The National Archives

Project Alpha

TNA - Project Alpha main image

Taking inspiration from alpha.gov.uk (which led to GOV.UK), The National Archives (TNA) were looking for an expert partner to explore, shape, co-create, build and test, in public, a series of prototypes for a new website for TNA. These were going to be shaped by user needs, following service design principles and making the best use of modern technologies.

TNA decided to take a ‘blank sheet of paper’ approach to Project Alpha, challenging themselves to look beyond their current technological and cultural limitations, to define what a modern, accessible archive should and could be for all their users. The project was framed to envisage a new approach to its digital services, as part of its new strategy, Archives for everyone.

Their user research data suggested that their users were quite baffled by archives. The majority of them - around 75% - arrive from Google into catalogue description pages that didn’t provide them with enough context of where they were. About 68% of those users were leaving the site at that first interaction point.

Digirati were selected as the partner to work collaboratively with TNA and we immediately set up a plan to address these challenges. We started with a few onboarding sessions to review the business context around the project, existing solutions to date and kicked off the technical architecture workstream.

TNA Project Alpha 2

Once onboarding was complete, we started a discovery phase; collocated at TNA’s offices at Kew and working alongside TNA stakeholders and the Digital Services team. We promoted a Design Thinking approach to frame the activities around this phase and further develop the user research findings with a series of exploratory workshops. These ended with a number of How Might We (HMW) statements which reframed those findings as innovative possibilities to explore during the design activities planned for the beginning of the alpha phase.

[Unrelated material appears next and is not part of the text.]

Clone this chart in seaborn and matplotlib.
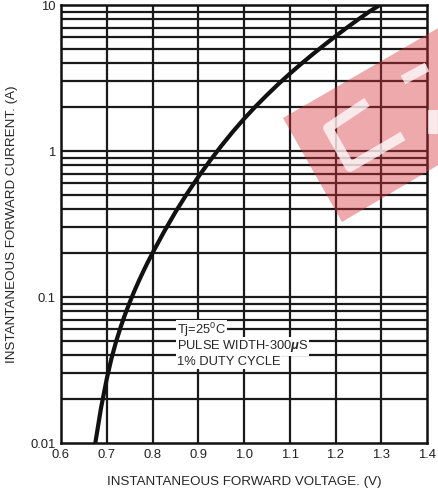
import numpy as np
import pandas as pd
import matplotlib
matplotlib.use("Agg")
import matplotlib.pyplot as plt
import seaborn as sns
from matplotlib.patches import Polygon
from matplotlib.lines import Line2D

# forward characteristic
voltage = [0.675, 0.6875, 0.700, 0.710, 0.720, 0.730, 0.740, 0.750, 0.760,
           0.770, 0.780, 0.790, 0.800, 0.825, 0.850, 0.875, 0.900, 0.925,
           0.950, 0.975, 1.000, 1.025, 1.050, 1.075, 1.100, 1.125, 1.150,
           1.175, 1.200, 1.225, 1.250, 1.275, 1.297]
current = [0.0100, 0.0174, 0.0275, 0.0376, 0.0490, 0.0617, 0.0759, 0.0916, 0.1092,
           0.1285, 0.1500, 0.1738, 0.2000, 0.279, 0.381, 0.508, 0.664, 0.853,
           1.080, 1.349, 1.660, 2.014, 2.415, 2.871, 3.381, 3.954, 4.592,
           5.309, 6.109, 6.998, 7.980, 9.057, 10.00]

x_ticks = [0.6, 0.7, 0.8, 0.9, 1.0, 1.1, 1.2, 1.3, 1.4]
y_ticks = [0.01, 0.1, 1, 10]
y_tick_labels = ["0.01", "0.1", "1", "10"]
note_lines = ["Tj=25$^0$C", "PULSE WIDTH-300$\\mu$S", "1% DUTY CYCLE"]
note_y = [0.0592, 0.0459, 0.0357]

sns.set_style("white")
plt.rcParams['font.family'] = ['Liberation Sans', 'DejaVu Sans']
plt.rcParams['mathtext.fontset'] = 'custom'
plt.rcParams['mathtext.rm'] = 'Liberation Sans'
plt.rcParams['mathtext.it'] = 'Liberation Sans:italic:bold'

fig = plt.figure(figsize=(4.38, 4.93), dpi=100)
ax = fig.add_axes([61 / 438, 1 - 443 / 493, 366 / 438, 438 / 493])

df = pd.DataFrame({"V": voltage, "I": current})
ax.set_yscale("log")
ax.set_xlim(0.6, 1.4)
ax.set_ylim(0.01, 10)

# grid: every 0.1 V and every log minor step
grid_kw = dict(color="#1a1a1a", lw=1.6, zorder=1)
for xv in x_ticks[1:-1]:
    ax.axvline(xv, **grid_kw)
for dec in [0.01, 0.1, 1]:
    for m in range(1, 10):
        if dec * m > 0.01:
            ax.axhline(dec * m, **grid_kw)

sns.lineplot(data=df, x="V", y="I", ax=ax, color="#111111", lw=3.0,
             zorder=3, estimator=None, sort=False)

for txt, yv in zip(note_lines, note_y):
    ax.text(0.853, yv, txt, fontsize=9.3, va="center", ha="left", zorder=4,
            bbox=dict(facecolor="white", edgecolor="none", pad=0.8))

ax.set_xticks(x_ticks)
ax.set_xticklabels([f"{v:.1f}" for v in x_ticks])
ax.set_yticks(y_ticks)
ax.set_yticklabels(y_tick_labels)
ax.yaxis.set_minor_locator(matplotlib.ticker.NullLocator())
ax.tick_params(length=0, labelsize=9.4, colors="#222222", pad=4)
ax.set_xlabel("INSTANTANEOUS FORWARD VOLTAGE. (V)", fontsize=9.6, labelpad=11)
ax.set_ylabel("INSTANTANEOUS FORWARD CURRENT. (A)", fontsize=9.6, labelpad=9)
for s in ax.spines.values():
    s.set_color("#111111")
    s.set_linewidth(1.8)

# red watermark drawn over the chart
def fpt(x, y):
    return (x / 438, 1 - y / 493)

band = Polygon([fpt(283, 118), fpt(440, 27), fpt(440, 164), fpt(342, 222)],
               closed=True, transform=fig.transFigure, facecolor="#d8323c",
               edgecolor="none", alpha=0.42, zorder=10)
fig.patches.append(band)
for pts in [[(367, 102), (328, 128), (350, 167), (403, 136)],
            [(403, 80), (427, 67)],
            [(433, 110), (433, 134)]]:
    xs = [fpt(*p)[0] for p in pts]
    ys = [fpt(*p)[1] for p in pts]
    fig.lines.append(Line2D(xs, ys, transform=fig.transFigure, color="white",
                            lw=7, alpha=0.75, zorder=11, solid_capstyle="butt"))

fig.savefig("out.png", dpi=100)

In parallel to the user-centred activities, there was a technical strand of the discovery phase focused on articulating and understanding the possibilities and the limitations afforded by the data sources that exist for TNA’s collections. This work ensured the team had:

  • built a shared understanding of TNA’ collection across the team
  • a clear understanding of where, across many potential sources, data exists
  • in what form that data exists
  • where we can prototype at scale based on real data
  • where we should prototype on mocked or simulated data

Once the discovery phase was completed, we started the alpha phase by exploring solutions to address the HMW statements the team created. We ran a number of collaborative, ideation workshops that produced more than 50 ideas. In each ideation session, ideas were pitched to the entire team and then voted on by everyone. Product owners then assessed the results and decided on the priority areas to address.

The selected ideas were then developed further as prototypes. We rapidly developed wireframes and interactive prototypes, developed back and front-end components to support prototypes including working prototypes that use real data with ElasticSearch used as a "sketching tool". We focused on ensuring we were addressing underlying technical challenges and existing limitations as part of the work to explore how new approaches could tackle these problems.

These prototypes - 15 of them in total - were rapidly user-tested to gain feedback which informed further iterations of the prototypes. These concepts, tied all together by a new user journey, will be developed and tested further during a future beta phase. Beta will also be about how these solutions will replace existing TNA services, preparing for the transition to live and consistently measuring the new user experience.

A key element of our role as partner was to provide coaching and direction on project delivery and agile practices in addition to user experience and technical expertise. We leveraged a cross-section of our team to provide targeted workshops to present tools, techniques and frameworks to support these aspects for each role in addition to the input our team provided as part of daily collaboration within the collocated team.